--- begin ---

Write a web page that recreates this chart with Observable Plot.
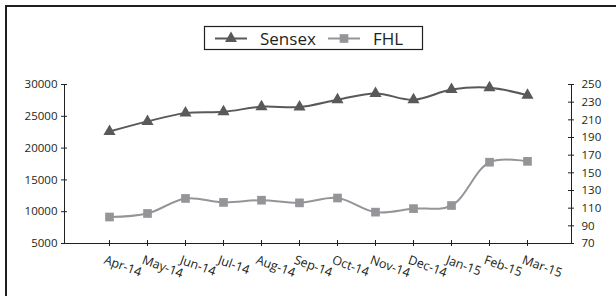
<!DOCTYPE html>
<html>
<head>
<meta charset="utf-8">
<script src="https://cdn.jsdelivr.net/npm/d3@7"></script>
<script src="https://cdn.jsdelivr.net/npm/@observablehq/plot@0.6"></script>
<style>
  html, body { margin: 0; padding: 0; background: #fff; }
  #wrap { position: relative; width: 616px; height: 296px; overflow: hidden; font-family: "Open Sans", sans-serif; }
  #wrap > svg.plot { position: absolute; left: 0; top: 0; }
  #border { position: absolute; left: 5px; top: 5px; width: 700px; height: 400px; border-top: 2px solid #231f20; border-left: 2px solid #231f20; pointer-events: none; }
  #legend { position: absolute; left: 0; top: 0; }
</style>
</head>
<body>
<div id="wrap"><div id="border"></div></div>
<script>
// ---- data ----
const months = ["Apr-14","May-14","Jun-14","Jul-14","Aug-14","Sep-14","Oct-14","Nov-14","Dec-14","Jan-15","Feb-15","Mar-15"];
const sensex = [22600, 24200, 25500, 25700, 26500, 26450, 27600, 28600, 27600, 29200, 29500, 28300];
const fhl = [100, 104, 121, 116.5, 119, 116, 121.5, 105.5, 109.5, 113, 162, 163];
const seriesNames = ["Sensex", "FHL"];
const leftTicks = [5000, 10000, 15000, 20000, 25000, 30000];
const rightTicks = [70, 90, 110, 130, 150, 170, 190, 210, 230, 250];

// ---- layout ----
const W = 616, H = 296;
const mL = 64, mR = 45, mT = 84, mB = 53;
const PW = W - mL - mR, PH = H - mT - mB;
const cSensex = "#58595b", cFhl = "#939598";

// right axis (FHL) mapped onto the left scale
const lMin = 5000, lMax = 30000, rMin = 70, rMax = 250;
const toLeft = v => lMin + (v - rMin) / (rMax - rMin) * (lMax - lMin);
const fromLeft = v => rMin + (v - lMin) / (lMax - lMin) * (rMax - rMin);

const sData = months.map((m, i) => ({m, v: sensex[i]}));
const fData = months.map((m, i) => ({m, v: toLeft(fhl[i])}));

const chart = Plot.plot({
  width: W, height: H,
  marginLeft: mL, marginRight: mR, marginTop: mT, marginBottom: mB,
  x: {type: "point", domain: months, padding: 1.06, axis: null, label: null},
  y: {domain: [lMin, lMax], axis: null, label: null},
  style: {fontFamily: "'Open Sans', sans-serif", fontSize: "11.5px", color: "#231f20", background: "transparent"},
  marks: [
    Plot.frame({anchor: "left", stroke: "#231f20"}),
    Plot.frame({anchor: "right", stroke: "#231f20"}),
    Plot.frame({anchor: "bottom", stroke: "#231f20"}),
    // left axis
    Plot.axisY(leftTicks, {anchor: "left", label: null, tickSize: 0, tickPadding: 7, tickFormat: d => String(d), fill: "#231f20"}),
    Plot.tickY(leftTicks, {y: d => d, insetRight: PW - 6, dx: -3, stroke: "#231f20"}),
    // right axis
    Plot.axisY(rightTicks.map(toLeft), {anchor: "right", label: null, tickSize: 0, tickPadding: 10, tickFormat: d => String(Math.round(fromLeft(d))), fill: "#231f20"}),
    Plot.tickY(rightTicks.map(toLeft), {y: d => d, insetLeft: PW - 6, dx: 3, stroke: "#231f20"}),
    // x axis
    Plot.tickX(months, {x: d => d, insetTop: PH - 6, dy: 3, stroke: "#231f20"}),
    Plot.text(months, {x: d => d, frameAnchor: "bottom", rotate: 20, textAnchor: "start", lineAnchor: "middle", dx: -5, dy: 16, fontSize: 12.5, fill: "#231f20"}),
    // series
    Plot.line(sData, {x: "m", y: "v", stroke: cSensex, strokeWidth: 2, curve: "catmull-rom"}),
    Plot.line(fData, {x: "m", y: "v", stroke: cFhl, strokeWidth: 2, curve: "catmull-rom"}),
    Plot.dot(sData, {x: "m", y: "v", symbol: "triangle", r: 4.5, fill: cSensex, stroke: "none"}),
    Plot.dot(fData, {x: "m", y: "v", symbol: "square", r: 4.9, fill: cFhl, stroke: "none"})
  ]
});
chart.classList.add("plot");
document.getElementById("wrap").appendChild(chart);

// ---- legend ----
const ns = "http://www.w3.org/2000/svg";
const leg = document.createElementNS(ns, "svg");
leg.setAttribute("id", "legend");
leg.setAttribute("width", W); leg.setAttribute("height", 60);
const items = [
  {name: seriesNames[0], color: cSensex, sym: d3.symbolTriangle, size: 62, x0: 215},
  {name: seriesNames[1], color: cFhl, sym: d3.symbolSquare, size: 75, x0: 328}
];
const box = document.createElementNS(ns, "rect");
box.setAttribute("x", 204.5); box.setAttribute("y", 26.5);
box.setAttribute("width", 218); box.setAttribute("height", 23);
box.setAttribute("fill", "#fff"); box.setAttribute("stroke", "#231f20"); box.setAttribute("stroke-width", 1.2);
leg.appendChild(box);
const cy = 38.5;
items.forEach(it => {
  const ln = document.createElementNS(ns, "line");
  ln.setAttribute("x1", it.x0); ln.setAttribute("x2", it.x0 + 32);
  ln.setAttribute("y1", cy); ln.setAttribute("y2", cy);
  ln.setAttribute("stroke", it.color); ln.setAttribute("stroke-width", 2);
  leg.appendChild(ln);
  const p = document.createElementNS(ns, "path");
  p.setAttribute("d", d3.symbol(it.sym, it.size)());
  p.setAttribute("transform", `translate(${it.x0 + 16},${cy})`);
  p.setAttribute("fill", it.color);
  leg.appendChild(p);
  const t = document.createElementNS(ns, "text");
  t.setAttribute("x", it.x0 + 45); t.setAttribute("y", cy);
  t.setAttribute("dy", "0.36em");
  t.setAttribute("font-size", 17);
  t.setAttribute("font-family", "'Open Sans', sans-serif");
  t.setAttribute("fill", "#231f20");
  t.textContent = it.name;
  leg.appendChild(t);
});
document.getElementById("wrap").appendChild(leg);
</script>
</body>
</html>
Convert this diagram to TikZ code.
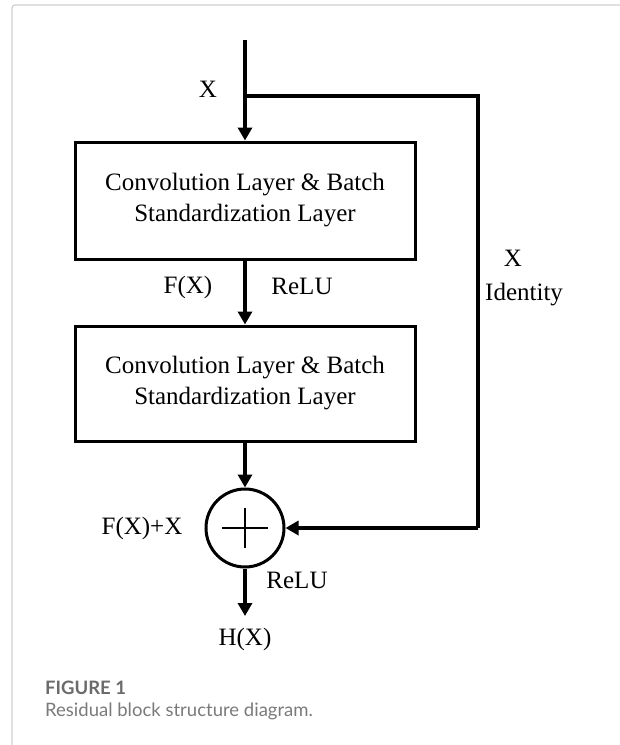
\documentclass[tikz,border=0pt]{standalone}
\usepackage{fontspec}
\setmainfont{Liberation Serif}
\newfontfamily\capfont{Lato}
\usetikzlibrary{arrows.meta}
\definecolor{capgray}{HTML}{6B6B6B}
\definecolor{txtgray}{HTML}{7A7A7A}
\definecolor{framegray}{HTML}{CFCFCF}
\begin{document}
\begin{tikzpicture}[x=1pt,y=-1pt,
  lbl/.style={font=\fontsize{25}{31}\selectfont, inner sep=0pt},
  layerbox/.style={draw, line width=3pt, minimum width=340pt, align=center,
    font=\fontsize{25}{31}\selectfont},
  flow/.style={line width=3.6pt, line join=miter,
    -{Triangle[width=14pt,length=13pt]}},
  plain/.style={line width=3.6pt, line join=miter}]
  \useasboundingbox (0,0) rectangle (620,745);
  % outer frame of the figure panel
  \draw[framegray, line width=1.2pt, rounded corners=3pt] (12,745) -- (12,5) -- (621,5);

  % blocks
  \node[layerbox, minimum height=117pt] (conv1) at (245,200.5)
    {Convolution Layer \& Batch\\Standardization Layer};
  \node[layerbox, minimum height=115pt] (conv2) at (245,383.5)
    {Convolution Layer \& Batch\\Standardization Layer};
  \node[draw, circle, line width=3pt, minimum size=78pt, inner sep=0pt] (sum) at (245,528) {};
  \draw[line width=2.6pt] ([xshift=-23pt]sum.center) -- ([xshift=23pt]sum.center);
  \draw[line width=2.6pt] ([yshift=-20pt]sum.center) -- ([yshift=20pt]sum.center);

  % path points
  \coordinate (in) at (245,40);
  \coordinate (split) at (245,96);
  \coordinate (skipA) at (478,96);
  \coordinate (skipB) at (478,528);
  \coordinate (out) at (245,616);

  % connectors
  \draw[flow] (in) -- (conv1.north);
  \draw[plain] (split) -- (skipA) -- (skipB);
  \draw[flow] (skipB) -- (sum.east);
  \draw[flow] (conv1.south) -- (conv2.north);
  \draw[flow] (conv2.south) -- (sum.north);
  \draw[flow] (sum.south) -- (out);

  % labels
  \node[lbl, anchor=base] (xin) at (208,97) {X};
  \node[lbl] (fx) at (188,287) {F(X)};
  \node[lbl] (relu1) at (302,286) {ReLU};
  \node[lbl] (xid) at (513,258) {X};
  \node[lbl, anchor=west] (ident) at (485,295) {Identity};
  \node[lbl] (fxx) at (142,528) {F(X)+X};
  \node[lbl] (relu2) at (297,580) {ReLU};
  \node[lbl] (hx) at (245,639) {H(X)};

  % caption
  \node[anchor=base west, inner sep=0pt, text=capgray,
    font=\capfont\bfseries\fontsize{18.5}{22}\selectfont] (fig) at (45,694) {FIGURE 1};
  \node[anchor=base west, inner sep=0pt, text=txtgray,
    font=\capfont\fontsize{18.5}{22}\selectfont] (cap) at (45,716) {Residual block structure diagram.};
\end{tikzpicture}
\end{document}
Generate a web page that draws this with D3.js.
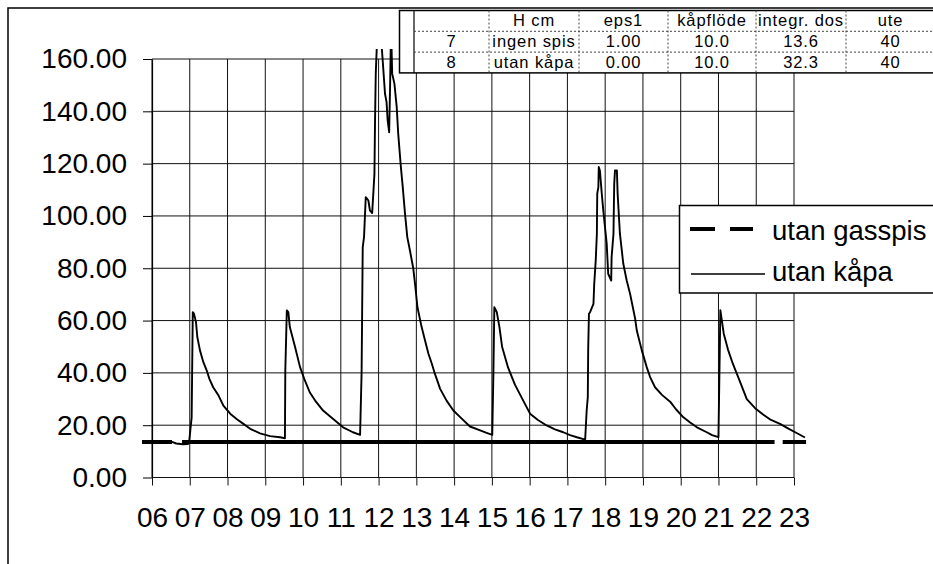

--- end ---

Drop the images and output only the lines from the one that contains "Convert this diagram to TikZ code." to the one that contains "(12,5) -- (621,5);", both included.

Convert this diagram to TikZ code.
\documentclass[tikz,border=0pt]{standalone}
\usepackage{fontspec}
\setmainfont{Liberation Serif}
\newfontfamily\capfont{Lato}
\usetikzlibrary{arrows.meta}
\definecolor{capgray}{HTML}{6B6B6B}
\definecolor{txtgray}{HTML}{7A7A7A}
\definecolor{framegray}{HTML}{CFCFCF}
\begin{document}
\begin{tikzpicture}[x=1pt,y=-1pt,
  lbl/.style={font=\fontsize{25}{31}\selectfont, inner sep=0pt},
  layerbox/.style={draw, line width=3pt, minimum width=340pt, align=center,
    font=\fontsize{25}{31}\selectfont},
  flow/.style={line width=3.6pt, line join=miter,
    -{Triangle[width=14pt,length=13pt]}},
  plain/.style={line width=3.6pt, line join=miter}]
  \useasboundingbox (0,0) rectangle (620,745);
  % outer frame of the figure panel
  \draw[framegray, line width=1.2pt, rounded corners=3pt] (12,745) -- (12,5) -- (621,5);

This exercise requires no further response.